October 24, 2023 | Mark Gottlieb
About the author:

On the subject of Jewish-Catholic relations, I’d like to draw your attention to an essay by my friend and colleague Rabbi Mark Gottlieb on the eccentric theories of a scholar, Israeli diplomat, and devout Jew named Pinchas Lapide (1922–97). Lapide argued in one of his several books that the Christian doctrine of Jesus’ resurrection does not contradict Jewish theology—even if other Christian claims about him do. Gottlieb explains how Lapide built his theory on the works of the rabbinic giants Moses Maimonides (1135–1204) and Jacob Emden (1697–1776), and its relevance for Jews today:

First, concerning the possibility of the miraculous in our largely secular culture, the major divide between believers and skeptics is not about any particular occurrence—for there may be rational criteria for distinguishing between what one believer will claim is a credible instance of the miraculous and another will deny—but on the question of whether or not the very possibility of the miraculous is accepted as a feature of reality. Reading Lapide on the resurrection brings this issue to a head.

Lapide [also] invites Jews to see all of world history, the many nations and peoples shaped by the Christian confession, as part of Jewish history, as part of “our” narrative, driven by both divine providence and human initiative.
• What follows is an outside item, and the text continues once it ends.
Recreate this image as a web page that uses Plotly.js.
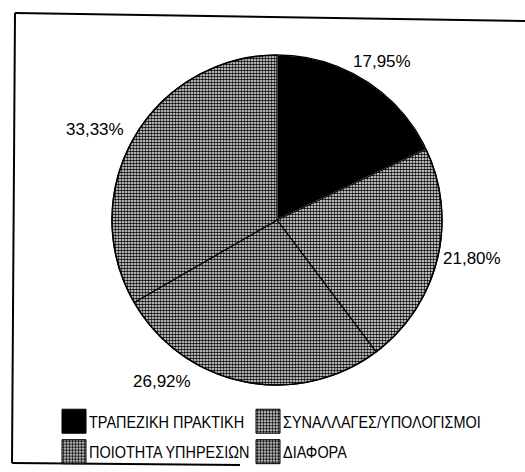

Too many students of history, some motivated by animus against Jews, others just reading history through a materialist lens, have placed the Jewish people on the periphery of the human drama. (In some accounts, that changed in the 20th century when Auschwitz—or the state of Israel—became a focal point of Western self-examination.) Lapide, without succumbing to a false triumphalism, reverses the narrative, aligning the divine drama of world history with the Jewish story of salvation.